The second type has probably been successful at school up to this point, reading text and answering multiple-choice questions like those featured on most standardized tests. But Moore said that in order to prepare for college, students need to be able to do more.

Text analysis -- along with its close cousin, writing -- is a foundation of the college-prep track, and an essential skill to college success. Yet a majority of high school students are unprepared: 38 percent of twelfth graders and 36 percent of eighth graders scored proficient or above in reading according to the 2013 National Assessment of Educational Progress report. Nearly one in four students who attend a four-year college take at least one remedial course (for community colleges, the numbers are much higher).

Those who work with college students see the need for better reading skills in high school students. “They aren’t as generally prepared as they were when I first began teaching as a grad student a mere 10 years ago,” said Christopher Wolff, associate professor of anthropology at SUNY Plattsburgh, who teaches freshmen in his human evolution general education course. “We have to pick up the slack more, especially in their writing skills and critical thinking skills.”

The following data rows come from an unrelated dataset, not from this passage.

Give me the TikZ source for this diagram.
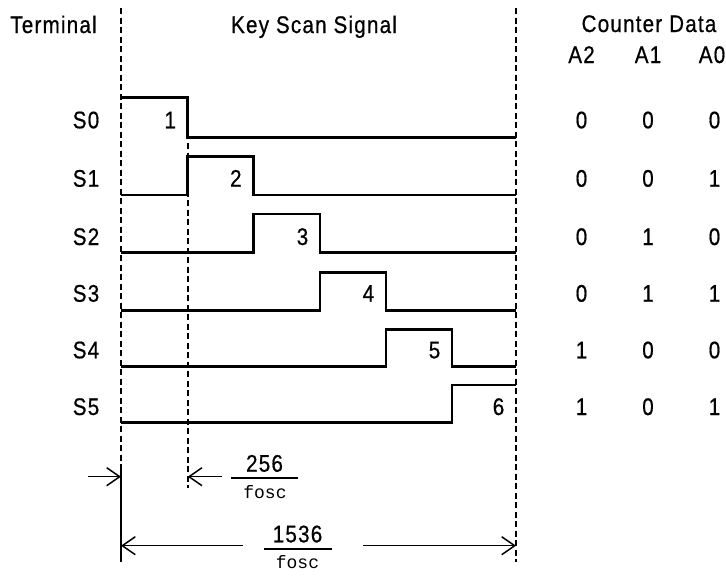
\documentclass[tikz,border=0pt]{standalone}
\usepackage{fontspec}
\setmainfont[FakeStretch=0.86,LetterSpace=5,FakeBold=0.6]{Liberation Sans}
\newfontfamily\monof{Liberation Mono}
\usetikzlibrary{arrows.meta}
\begin{document}
\begin{tikzpicture}[x=1pt,y=-1pt,
  txt/.style={font=\fontsize{24}{27}\selectfont, inner sep=0pt},
  den/.style={font=\monof\fontsize{18}{20}\selectfont, inner sep=0pt},
  sig/.style={line width=2.7pt, line join=miter},
  guide/.style={line width=1.6pt, dash pattern=on 6pt off 3.5pt},
  dim/.style={line width=1.5pt},
  dimarrow/.style={dim, -{Straight Barb[length=13pt,width=18pt,line width=1.5pt]}},
  bar/.style={line width=1.8pt}]
\useasboundingbox (0,0) rectangle (726,576);

% headers
\node[txt,anchor=base] (term) at (53.5,33) {Terminal};
\node[txt,anchor=base] (kss) at (314,33) {Key Scan Signal};
\node[txt,anchor=base] (cd) at (649,32) {Counter Data};
\node[txt,anchor=base] (a2) at (581.5,63) {A2};
\node[txt,anchor=base] (a1) at (648,63) {A1};
\node[txt,anchor=base] (a0) at (712,63) {A0};

% guide lines
\draw[guide] (121,8) -- (121,470);
\draw[dim] (121,470) -- (121,562);
\draw[guide] (187.7,143) -- (187.7,488);
\draw[guide] (516,8) -- (516,562);

% signals
\draw[sig] (121,97.3) -- (187.7,97.3) -- (187.7,137.3) -- (516,137.3);
\draw[sig] (121,195) -- (187.7,195) -- (187.7,156.7) -- (253.3,156.7) -- (253.3,195) -- (516,195);
\draw[sig] (121,252.7) -- (253.3,252.7) -- (253.3,214) -- (320,214) -- (320,252.7) -- (516,252.7);
\draw[sig] (121,310.7) -- (320,310.7) -- (320,272.7) -- (386,272.7) -- (386,310.7) -- (516,310.7);
\draw[sig] (121,366.7) -- (386,366.7) -- (386,329.3) -- (452,329.3) -- (452,366.7) -- (516,366.7);
\draw[sig] (121,422.7) -- (452,422.7) -- (452,385) -- (516,385);

% row labels, pulse numbers, counter data
\foreach \i/\y/\fx/\aa/\ab/\ac in {0/128.3/187.7/0/0/0, 1/186.7/253.3/0/0/1, 2/245/320/0/1/0,
    3/301.7/386/0/1/1, 4/358.3/452/1/0/0, 5/415/516/1/0/1}{
  \node[txt,anchor=base] (s\i) at (86,\y) {S\i};
  \pgfmathtruncatemacro{\n}{\i+1}
  \node[txt,anchor=base] (p\i) at ({\fx-17.5},\y) {\n};
  \node[txt,anchor=base] (d2\i) at (581.5,\y) {\aa};
  \node[txt,anchor=base] (d1\i) at (648,\y) {\ab};
  \node[txt,anchor=base] (d0\i) at (714.5,\y) {\ac};
}

% dimension 256/fosc
\coordinate (l1) at (121,476.7);
\coordinate (l1s) at (88,476.7);
\coordinate (m1) at (187.7,476.7);
\coordinate (m1s) at (222,476.7);
\draw[dimarrow] (l1s) -- (l1);
\draw[dimarrow] (m1s) -- (m1);
\node[txt,anchor=base] (n256) at (264.5,471.7) {256};
\coordinate (b1a) at (231,477.7);
\coordinate (b1b) at (298,477.7);
\draw[bar] (b1a) -- (b1b);
\node[den,anchor=base] (f1) at (265,498.3) {fosc};

% dimension 1536/fosc
\coordinate (l2) at (121,545.7);
\coordinate (l2s) at (243,545.7);
\coordinate (r2) at (516,545.7);
\coordinate (r2s) at (363,545.7);
\draw[dimarrow] (l2s) -- (l2);
\draw[dimarrow] (r2s) -- (r2);
\node[txt,anchor=base] (n1536) at (297.5,542.3) {1536};
\coordinate (b2a) at (264,549);
\coordinate (b2b) at (332,549);
\draw[bar] (b2a) -- (b2b);
\node[den,anchor=base] (f2) at (297.5,568) {fosc};
\end{tikzpicture}
\end{document}
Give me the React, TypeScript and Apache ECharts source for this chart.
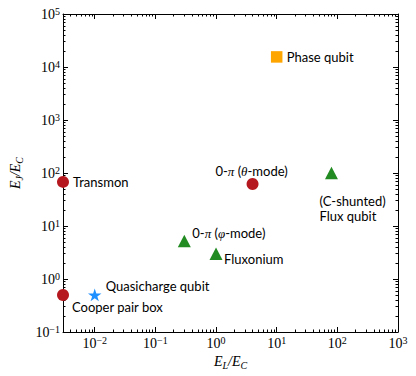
import { useEffect, useRef } from 'react';
import * as echarts from 'echarts';

// ---- data (E_L/E_C, E_J/E_C) ----
const X_MIN = 0.003;
const X_MAX = 1000;
const Y_MIN = 0.1;
const Y_MAX = 100000;

const xTickExponents = [-2, -1, 0, 1, 2, 3];
const yTickExponents = [-1, 0, 1, 2, 3, 4, 5];

const circleNames = ['Transmon', 'Cooper pair box', '0-π (θ-mode)'];
const circleEL = [0.003, 0.003, 4];
const circleEJ = [68, 0.5, 62];

const triangleNames = ['(C-shunted) Flux qubit', '0-π (φ-mode)', 'Fluxonium'];
const triangleEL = [80, 0.3, 1];
const triangleEJ = [100, 5.2, 3];

const squareNames = ['Phase qubit'];
const squareEL = [10];
const squareEJ = [15500];

const starNames = ['Quasicharge qubit'];
const starEL = [0.01];
const starEJ = [0.5];

// ---- label text and placement (offset of text anchor from marker centre, px) ----
const labelText: Record<string, string> = {
  'Transmon': 'Transmon',
  'Cooper pair box': 'Cooper pair box',
  '0-π (θ-mode)': '0-{m|π} ({m|θ}-mode)',
  '(C-shunted) Flux qubit': '(C-shunted)\nFlux qubit',
  '0-π (φ-mode)': '0-{m|π} ({m|φ}-mode)',
  'Fluxonium': 'Fluxonium',
  'Phase qubit': 'Phase qubit',
  'Quasicharge qubit': 'Quasicharge qubit',
};
const labelPlace: Record<string, { ox: number; oy: number; align: string }> = {
  'Transmon': { ox: 10, oy: 0, align: 'left' },
  'Cooper pair box': { ox: 9, oy: 12, align: 'left' },
  '0-π (θ-mode)': { ox: -1, oy: -13, align: 'center' },
  '(C-shunted) Flux qubit': { ox: -12, oy: 35, align: 'left' },
  '0-π (φ-mode)': { ox: 8, oy: -8, align: 'left' },
  'Fluxonium': { ox: 8, oy: 5, align: 'left' },
  'Phase qubit': { ox: 10, oy: 0, align: 'left' },
  'Quasicharge qubit': { ox: 11, oy: -8.5, align: 'left' },
};

const STAR_PATH =
  'path://M0,-100L-22.45,-30.9L-95.11,-30.9L-36.33,11.8L-58.78,80.9L0,38.2L58.78,80.9L36.33,11.8L95.11,-30.9L22.45,-30.9Z';

const lg = (v: number) => Math.log10(v);

function minorValues(lo: number, hi: number) {
  const out: number[] = [];
  for (let n = Math.floor(lo) - 1; n <= Math.ceil(hi); n++) {
    for (let k = 2; k <= 9; k++) {
      const v = n + Math.log10(k);
      if (v >= lo && v <= hi) out.push(v);
    }
  }
  return out;
}

const supText = (v: number) => (v < 0 ? '−' + -v : String(v));
const tickRich = {
  b: { fontFamily: 'Liberation Serif', fontSize: 14, lineHeight: 15, verticalAlign: 'bottom', color: '#000' },
  s: { fontFamily: 'Liberation Serif', fontSize: 10, lineHeight: 9, verticalAlign: 'top', color: '#000' },
};
const nameRich = {
  e: { fontFamily: 'Liberation Serif', fontStyle: 'italic', fontSize: 14, lineHeight: 16, verticalAlign: 'top', color: '#000' },
  sub: { fontFamily: 'Liberation Serif', fontStyle: 'italic', fontSize: 10, lineHeight: 10, verticalAlign: 'bottom', color: '#000' },
};

function buildPoints(names: string[], xs: number[], ys: number[], size: [number, number]) {
  return names.map((name, i) => {
    const p = labelPlace[name];
    return {
      name,
      value: [lg(xs[i]), lg(ys[i])],
      label: {
        show: true,
        formatter: labelText[name],
        position: [p.ox + size[0] / 2, p.oy + size[1] / 2],
        align: p.align,
        verticalAlign: 'middle',
      },
    };
  });
}

export default function App() {
  const ref = useRef<HTMLDivElement>(null);
  useEffect(() => {
    if (!ref.current) return;
    const chart = echarts.init(ref.current, null, { renderer: 'svg' });
    const lx0 = lg(X_MIN), lx1 = lg(X_MAX), ly0 = lg(Y_MIN), ly1 = lg(Y_MAX);
    const xMinor = minorValues(lx0, lx1);
    const yMinor = minorValues(ly0, ly1);
    const black = { color: '#000', width: 1 };

    const axis = (pos: string, lo: number, hi: number, ticks: number[], len: number, line: boolean, labels: boolean, extra: any = {}) => ({
      type: 'value',
      position: pos,
      min: lo,
      max: hi,
      axisLine: { show: line, onZero: false, lineStyle: black },
      axisTick: { show: true, inside: true, length: len, customValues: ticks, lineStyle: black },
      axisLabel: labels
        ? {
            show: true,
            customValues: ticks,
            margin: 3,
            formatter: (v: number) => `{b|10}{s|${supText(Math.round(v))}}`,
            rich: tickRich,
          }
        : { show: false },
      splitLine: { show: false },
      ...extra,
    });

    const labelStyle = {
      fontFamily: 'Lato',
      fontSize: 13,
      color: '#000',
      lineHeight: 15,
      rich: { m: { fontFamily: 'Liberation Serif', fontStyle: 'italic', fontSize: 13, color: '#000' } },
    };

    chart.setOption({
      animation: false,
      grid: { left: 60, top: 14, right: 18, bottom: 44, containLabel: false },
      xAxis: [
        axis('bottom', lx0, lx1, xTickExponents, 5, true, true, {
          name: '{e|E}{sub|L}{e|/E}{sub|C}',
          nameLocation: 'middle',
          nameGap: 22,
          nameTextStyle: { rich: nameRich },
        }),
        axis('bottom', lx0, lx1, xMinor, 2.5, false, false),
        axis('top', lx0, lx1, xTickExponents, 5, true, false),
        axis('top', lx0, lx1, xMinor, 2.5, false, false),
      ],
      yAxis: [
        axis('left', ly0, ly1, yTickExponents, 5, true, true, {
          name: '{e|E}{sub|J}{e|/E}{sub|C}',
          nameLocation: 'middle',
          nameGap: 39,
          nameTextStyle: { rich: nameRich },
        }),
        axis('left', ly0, ly1, yMinor, 2.5, false, false),
        axis('right', ly0, ly1, yTickExponents, 5, true, false),
        axis('right', ly0, ly1, yMinor, 2.5, false, false),
      ],
      series: [
        {
          type: 'scatter',
          symbol: 'circle',
          symbolSize: 12,
          itemStyle: { color: '#b5191f', opacity: 1 },
          label: labelStyle,
          data: buildPoints(circleNames, circleEL, circleEJ, [12, 12]),
        },
        {
          type: 'scatter',
          symbol: 'triangle',
          symbolSize: [13, 12.5],
          itemStyle: { color: '#228b22', opacity: 1 },
          label: labelStyle,
          data: buildPoints(triangleNames, triangleEL, triangleEJ, [13, 12.5]),
        },
        {
          type: 'scatter',
          symbol: 'rect',
          symbolSize: 11.5,
          itemStyle: { color: '#ffa500', opacity: 1 },
          label: labelStyle,
          data: buildPoints(squareNames, squareEL, squareEJ, [11.5, 11.5]),
        },
        {
          type: 'scatter',
          symbol: STAR_PATH,
          symbolSize: [13.5, 12.8],
          itemStyle: { color: '#1e90ff', opacity: 1 },
          label: labelStyle,
          data: buildPoints(starNames, starEL, starEJ, [13.5, 12.8]),
        },
      ],
    });
    return () => chart.dispose();
  }, []);
  return <div ref={ref} style={{ position: 'absolute', left: 0, top: 0, width: 416, height: 376 }} />;
}
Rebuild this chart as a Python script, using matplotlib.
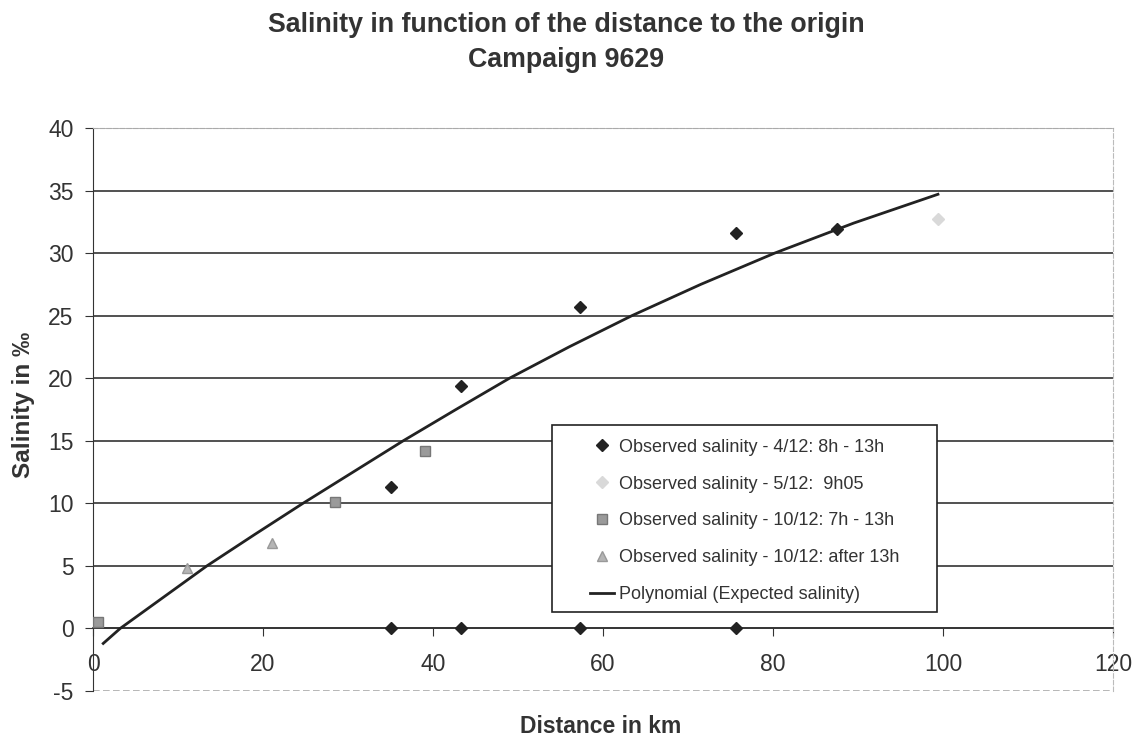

Several teachers interviewed for this story, including Wolff, remarked that they believe testing culture is at least partly responsible for the decline. Yet critical reading and writing will be used in college no matter what students study, and is essential to being successful. “No matter your major -- accounting, business, marketing, history, you name it -- making connections between what you’ve read in the past, current events and what you’re reading for class is essential," Moore said.